** start **

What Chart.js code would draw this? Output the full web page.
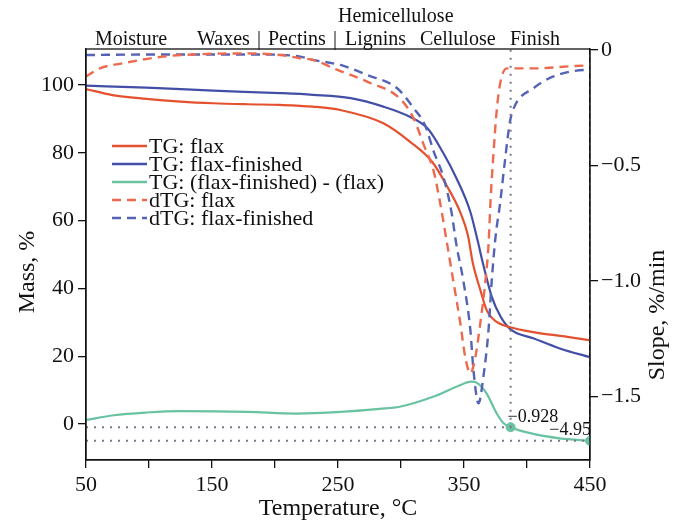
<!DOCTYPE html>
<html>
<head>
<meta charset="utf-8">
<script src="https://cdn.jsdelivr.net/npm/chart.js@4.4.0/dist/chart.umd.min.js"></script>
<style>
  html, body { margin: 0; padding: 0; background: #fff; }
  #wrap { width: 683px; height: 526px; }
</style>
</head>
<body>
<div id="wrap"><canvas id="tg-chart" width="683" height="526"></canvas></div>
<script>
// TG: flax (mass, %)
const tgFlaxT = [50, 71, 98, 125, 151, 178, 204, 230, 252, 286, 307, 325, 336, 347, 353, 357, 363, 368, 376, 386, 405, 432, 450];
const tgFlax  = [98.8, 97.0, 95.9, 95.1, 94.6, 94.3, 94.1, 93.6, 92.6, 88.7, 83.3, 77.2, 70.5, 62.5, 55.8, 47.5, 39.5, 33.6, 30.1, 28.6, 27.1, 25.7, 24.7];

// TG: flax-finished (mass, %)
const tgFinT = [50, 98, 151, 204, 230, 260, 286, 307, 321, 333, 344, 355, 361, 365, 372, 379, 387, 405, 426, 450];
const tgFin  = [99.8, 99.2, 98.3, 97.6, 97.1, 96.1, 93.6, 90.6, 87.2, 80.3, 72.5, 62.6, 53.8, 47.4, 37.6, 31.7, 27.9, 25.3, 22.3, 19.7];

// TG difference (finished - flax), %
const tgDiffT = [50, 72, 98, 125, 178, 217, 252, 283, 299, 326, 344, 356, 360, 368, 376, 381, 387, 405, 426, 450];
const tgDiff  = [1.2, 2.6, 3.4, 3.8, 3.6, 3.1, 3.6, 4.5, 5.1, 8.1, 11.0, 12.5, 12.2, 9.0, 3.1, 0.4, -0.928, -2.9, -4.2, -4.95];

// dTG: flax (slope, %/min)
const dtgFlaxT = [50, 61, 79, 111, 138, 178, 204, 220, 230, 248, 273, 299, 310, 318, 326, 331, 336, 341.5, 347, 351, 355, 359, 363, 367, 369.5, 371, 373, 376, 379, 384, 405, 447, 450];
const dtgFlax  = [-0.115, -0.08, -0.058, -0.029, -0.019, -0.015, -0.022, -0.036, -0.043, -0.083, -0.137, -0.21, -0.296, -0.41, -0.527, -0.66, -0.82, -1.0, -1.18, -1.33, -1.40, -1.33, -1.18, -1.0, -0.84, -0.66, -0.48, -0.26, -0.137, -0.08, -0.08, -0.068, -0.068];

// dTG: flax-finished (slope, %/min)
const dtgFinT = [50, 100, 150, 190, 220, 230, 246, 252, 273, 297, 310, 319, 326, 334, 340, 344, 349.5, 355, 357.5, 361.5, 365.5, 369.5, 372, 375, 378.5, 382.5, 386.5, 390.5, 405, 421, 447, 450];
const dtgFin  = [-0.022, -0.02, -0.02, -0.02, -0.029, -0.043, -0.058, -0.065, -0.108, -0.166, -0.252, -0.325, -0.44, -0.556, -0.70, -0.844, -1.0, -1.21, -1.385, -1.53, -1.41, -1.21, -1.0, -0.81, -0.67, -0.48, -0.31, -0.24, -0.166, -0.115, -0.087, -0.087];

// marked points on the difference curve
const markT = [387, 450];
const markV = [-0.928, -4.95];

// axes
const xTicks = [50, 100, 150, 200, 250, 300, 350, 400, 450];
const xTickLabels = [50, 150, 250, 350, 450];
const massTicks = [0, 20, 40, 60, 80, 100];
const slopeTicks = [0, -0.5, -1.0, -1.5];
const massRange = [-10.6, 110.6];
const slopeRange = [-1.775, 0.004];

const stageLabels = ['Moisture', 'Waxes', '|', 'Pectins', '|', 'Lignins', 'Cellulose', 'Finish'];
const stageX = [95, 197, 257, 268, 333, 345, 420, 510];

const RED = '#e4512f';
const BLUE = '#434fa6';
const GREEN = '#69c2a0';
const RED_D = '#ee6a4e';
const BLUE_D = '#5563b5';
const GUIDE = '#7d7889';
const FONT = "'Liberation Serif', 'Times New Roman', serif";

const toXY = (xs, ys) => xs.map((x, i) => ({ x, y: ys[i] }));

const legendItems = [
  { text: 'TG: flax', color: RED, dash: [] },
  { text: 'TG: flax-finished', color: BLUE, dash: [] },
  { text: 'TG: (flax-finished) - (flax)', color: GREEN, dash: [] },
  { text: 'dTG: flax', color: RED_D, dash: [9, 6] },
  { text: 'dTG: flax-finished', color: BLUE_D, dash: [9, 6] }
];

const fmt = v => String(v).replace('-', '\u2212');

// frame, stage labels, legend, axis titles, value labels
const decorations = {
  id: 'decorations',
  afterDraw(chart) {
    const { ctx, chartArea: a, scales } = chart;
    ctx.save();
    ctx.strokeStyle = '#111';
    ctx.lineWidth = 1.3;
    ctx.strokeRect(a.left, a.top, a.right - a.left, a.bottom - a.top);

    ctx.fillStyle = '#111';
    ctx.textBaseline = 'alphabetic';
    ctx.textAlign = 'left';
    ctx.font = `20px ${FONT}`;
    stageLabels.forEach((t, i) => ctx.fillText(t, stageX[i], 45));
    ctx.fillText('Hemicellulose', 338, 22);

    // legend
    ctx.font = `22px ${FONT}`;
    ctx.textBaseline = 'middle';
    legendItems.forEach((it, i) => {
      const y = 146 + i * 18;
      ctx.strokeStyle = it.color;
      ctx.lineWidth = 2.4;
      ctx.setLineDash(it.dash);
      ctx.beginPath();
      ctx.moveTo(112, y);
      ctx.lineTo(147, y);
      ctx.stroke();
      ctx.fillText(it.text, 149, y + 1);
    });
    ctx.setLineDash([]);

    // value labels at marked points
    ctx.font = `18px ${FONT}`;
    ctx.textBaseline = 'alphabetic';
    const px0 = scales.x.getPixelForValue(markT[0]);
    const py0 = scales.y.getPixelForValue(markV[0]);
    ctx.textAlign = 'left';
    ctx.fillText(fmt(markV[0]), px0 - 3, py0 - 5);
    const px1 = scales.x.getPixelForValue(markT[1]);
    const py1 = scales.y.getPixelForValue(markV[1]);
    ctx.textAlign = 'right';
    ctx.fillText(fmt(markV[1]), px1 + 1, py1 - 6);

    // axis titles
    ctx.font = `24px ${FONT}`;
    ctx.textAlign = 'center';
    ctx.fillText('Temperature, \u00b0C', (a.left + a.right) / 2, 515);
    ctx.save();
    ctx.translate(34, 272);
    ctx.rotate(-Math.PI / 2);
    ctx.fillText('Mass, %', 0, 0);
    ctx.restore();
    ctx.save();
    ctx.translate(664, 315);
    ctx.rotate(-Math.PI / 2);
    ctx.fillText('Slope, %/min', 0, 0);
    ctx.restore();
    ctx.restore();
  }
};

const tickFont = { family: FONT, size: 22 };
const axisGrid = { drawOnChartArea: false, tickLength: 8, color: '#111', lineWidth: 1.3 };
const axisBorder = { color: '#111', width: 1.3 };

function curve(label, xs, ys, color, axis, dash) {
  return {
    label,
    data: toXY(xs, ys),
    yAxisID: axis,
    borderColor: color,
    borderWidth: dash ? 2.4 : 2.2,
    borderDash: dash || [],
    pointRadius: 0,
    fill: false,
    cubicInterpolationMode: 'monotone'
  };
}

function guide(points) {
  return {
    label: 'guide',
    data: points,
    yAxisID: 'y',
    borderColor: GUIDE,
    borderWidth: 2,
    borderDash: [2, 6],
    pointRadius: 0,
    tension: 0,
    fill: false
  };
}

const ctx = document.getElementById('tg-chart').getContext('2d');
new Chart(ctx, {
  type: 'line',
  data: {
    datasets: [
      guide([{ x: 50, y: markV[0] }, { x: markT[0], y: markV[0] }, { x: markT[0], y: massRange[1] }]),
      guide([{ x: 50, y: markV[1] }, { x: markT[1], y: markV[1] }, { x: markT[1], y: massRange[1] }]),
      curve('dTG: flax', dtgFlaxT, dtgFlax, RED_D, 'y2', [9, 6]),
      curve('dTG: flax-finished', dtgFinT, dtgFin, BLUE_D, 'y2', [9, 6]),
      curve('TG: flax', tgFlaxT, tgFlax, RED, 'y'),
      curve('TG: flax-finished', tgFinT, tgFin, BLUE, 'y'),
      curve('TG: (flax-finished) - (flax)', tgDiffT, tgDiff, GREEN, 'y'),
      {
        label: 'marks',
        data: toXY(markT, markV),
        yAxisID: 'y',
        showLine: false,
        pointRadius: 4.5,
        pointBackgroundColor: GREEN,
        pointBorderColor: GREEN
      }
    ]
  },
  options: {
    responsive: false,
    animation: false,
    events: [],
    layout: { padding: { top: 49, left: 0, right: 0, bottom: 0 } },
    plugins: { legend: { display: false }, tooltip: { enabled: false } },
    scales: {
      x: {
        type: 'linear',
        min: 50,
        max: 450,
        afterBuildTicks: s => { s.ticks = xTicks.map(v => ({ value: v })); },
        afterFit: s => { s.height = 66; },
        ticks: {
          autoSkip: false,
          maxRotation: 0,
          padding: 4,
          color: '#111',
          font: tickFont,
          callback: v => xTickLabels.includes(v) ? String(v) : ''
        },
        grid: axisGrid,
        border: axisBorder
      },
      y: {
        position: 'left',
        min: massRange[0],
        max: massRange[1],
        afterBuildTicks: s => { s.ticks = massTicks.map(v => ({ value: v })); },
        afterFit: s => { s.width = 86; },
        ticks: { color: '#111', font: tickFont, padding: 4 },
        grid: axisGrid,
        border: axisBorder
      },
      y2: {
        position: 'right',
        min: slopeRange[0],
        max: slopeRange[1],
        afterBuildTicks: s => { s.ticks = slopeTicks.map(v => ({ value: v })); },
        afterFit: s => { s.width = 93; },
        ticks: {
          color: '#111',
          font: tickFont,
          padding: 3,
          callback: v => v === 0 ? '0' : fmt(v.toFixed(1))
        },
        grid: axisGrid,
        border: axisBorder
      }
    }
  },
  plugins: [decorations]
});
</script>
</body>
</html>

** end **

**EXERCISE AIM**
From the opening line of the listing above through the line bearing "27.1, 25.7, 24.7];", repeat each line exactly. Drop every picture.

**RESPONSE**
What Chart.js code would draw this? Output the full web page.
<!DOCTYPE html>
<html>
<head>
<meta charset="utf-8">
<script src="https://cdn.jsdelivr.net/npm/chart.js@4.4.0/dist/chart.umd.min.js"></script>
<style>
  html, body { margin: 0; padding: 0; background: #fff; }
  #wrap { width: 683px; height: 526px; }
</style>
</head>
<body>
<div id="wrap"><canvas id="tg-chart" width="683" height="526"></canvas></div>
<script>
// TG: flax (mass, %)
const tgFlaxT = [50, 71, 98, 125, 151, 178, 204, 230, 252, 286, 307, 325, 336, 347, 353, 357, 363, 368, 376, 386, 405, 432, 450];
const tgFlax  = [98.8, 97.0, 95.9, 95.1, 94.6, 94.3, 94.1, 93.6, 92.6, 88.7, 83.3, 77.2, 70.5, 62.5, 55.8, 47.5, 39.5, 33.6, 30.1, 28.6, 27.1, 25.7, 24.7];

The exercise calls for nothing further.